The main loop where arithmetic happens has changed a fair bit from our previous kernel.
- The inner loop that performs the dot product has an additional inner-loop to support accumulation over multiple channels per thread. This also unlocks greater instruction level precision as all the fused multiply accumulates are independent of each other.
- The sum-reduction required to calculate the final output value has changed quite a bit. Previously each warp wrote its accumulated result to shared memory, and a single for-loop (that all threads in the block ran) allowed for the block-level reduction.
The issue here is the if-statement which causes most threads to remain inactive during the reduction. In the first iteration only half of the block participates, only a quarter in the next iteration, etc. Near the end a huge number of warps are hitting barrier stalls. Our new approach involves using warp-level instrinsics to perform a warp-wide sum reduction, and global memory atomic adds to asynchronously sum values between different warps in a block.
The for-loop now performs a warp-level reduction use the __shulf_down_sync() function call. After the warp shuffle is complete, the first thread in each warp adds its reduced value to global memory with an atomic add. Atomic adds are global memory writes that enable a thread to add to a global memory address with a lock that prevents race conditions. These are relatively slow operations but relatively few occur since we can’t have more than 32 warps in a block. The huge win these unlock is the elimination of any ‘syncthreads()’ calls, eliminating barrier stalls. Additionally, the use of warp-shuffles is much faster than repeated shared memory accesses (as done previously).
The final optimization for our new kernel is to run a sweep over the ‘channels-per-thread’ parameter to determine the optimal value for each unique tensor shape. Benefits of a larger number of channels per thread include greater ILP, smaller block sizes which can improve occupancy, as well as lower thread launch overhead.

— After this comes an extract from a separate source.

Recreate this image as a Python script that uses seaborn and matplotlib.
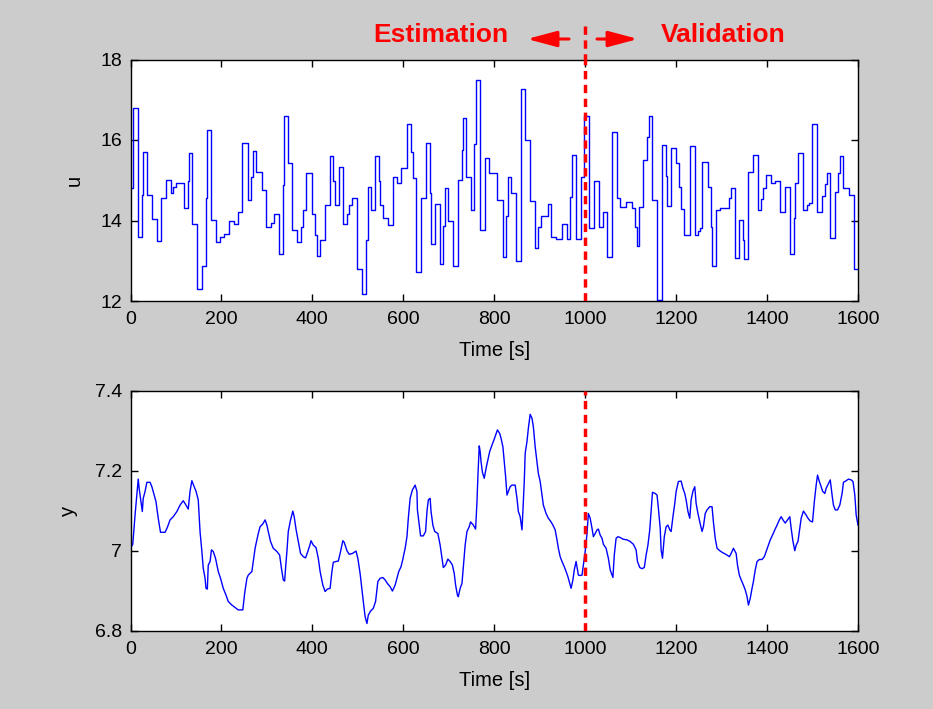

With a larger number of channels-per-thread also comes more register pressure and potentially register spilling to global memory.
In general, inputs with a larger number of channels tend to benefit more when assigned a higher channel per thread count. The full mapping of input configurations for our U-Net and the tuned channels-per-thread value is below. We will make use of this in a later post when integrating our custom kernels with Pytorch.
Lets zoom out a bit to evaluate how well our program is doing based on a theoretical and empirical roof-line analysis. Recall arithmetic intensity is a function of how many FLOPs we perform for every byte we load. For a simplified 1D convolution with only one input channel, one output channel, and input length equal to output length, we perform K multiplies and K-1 adds for every output element.
The simplified FLOPs calculation can be expressed as follows:
$$
FLOPs_{\text{simplified}} = (K + K - 1) \cdot L = (2K - 1) \cdot L
$$
where \( K \) is the kernel size and \( L \) is the length of the input.
For multiple input/output channels, incorporating reductions for every output element and scaling by the number of output channels, the FLOPs calculation becomes:
$$
FLOPs = (2K - 1) \cdot L \cdot I + L \cdot (I - 1) = L \cdot ((2K - 1) \cdot I + (I - 1)) \cdot O
$$
where \( I \) is the number of input channels and \( O \) is the number of output channels.
Considering the memory load for both the input tensor and the kernel weights, where the input tensor is loaded once and kernel weights are loaded per output channel, the Bytes calculation is:
$$
Bytes = 4 \text{ Bytes/Element} \cdot I \cdot (K \cdot O + L)
$$
This leads to the final arithmetic intensity formula:
$$
\frac{FLOPs}{Bytes} = \frac{L \cdot ((2K - 1) \cdot I + (I - 1))}{I \cdot (K + L)}
$$
The most common configuration in our U-Net has a length of 4, 1024 input_channels, and 1024 output channels. Plugging these into our AI equations gives us an intensity of ~2. Referencing our roofline plot for the RTX 3090, we see that the theroetical light speed of our program is ~2 TFLOPs/s. Using our equation for FLOPs above, and the theoretical maximum FLOPs/s we find that the theoertical lower bound on kernel run time for a configuration of (1024, 1024, 4) is ~20microseconds.
Using the NCU profiler we find our kernel has a run-time of 34 uS. We can look at an empirical roofline analyses for our kernel.
The memory workload analysis also shows we achieved a memory throughput of 614 GB/s. The device chart below shows the breakdown of memory movement in the GPU.
From all of the above, we can derive the table below.
Its really cool to see how well our theoretical analysis maps to actual numbers from the profiler in terms of FLOPs/AI/etc. I did my best to explain the discrepancies and main takeaways in the points below.
- We load roughly the same number of bytes from global memory as we would expect in theory, but end up conducting ~3M more FLOPs than we expect. I believe these auxiliary ops come from things like indexing, type-casting, conditional branching, etc. I would expect this overhead to matter less in larger kernels but since this is a small kernel it is ~6% of total FLOPs.
- Our actual AI ends up being slightly higher than theoretical also due to these auxiliary FLOPs.
- We achieve ~65% of the theoretical device memory throughput for an RTX 3090. A Citadel micro-architecture analysis of Volta showed them only being able to reach about 80% of theoeretical so what we have is not terrible. Our runtime and FLOPs/s (also ~65% of theoretical) seem to be driven entirely by the memory bound nature of our kernel. I took away the shared memory bank-conflict avoidance logic and went back to the naive reduction from the first kernel and found a neglible change in runtime! Realizing how important memory bandwidth was to the kernel's performance, I went back to take a closer look at the earlier channel sweep since I was under the impression that the ChannelsPerThread number should only affect compute characteristics, not memory loading. I found, howeveer, that the slower kernels indeed had much lower global mem bandwidth on NCU. I am chalking this up to the 'sync_threads' in between loading of the weights and input tensors. More threads -> more sync overhead. A potential future improvement could be to use separate shared memory stores for the weights and input, so that loading of both can occur concurrently. Also, in hindsight, I should have ate the complexity associated with vectorized load instructions for the weights and implemented that optimization to get better GMEM bandwidth.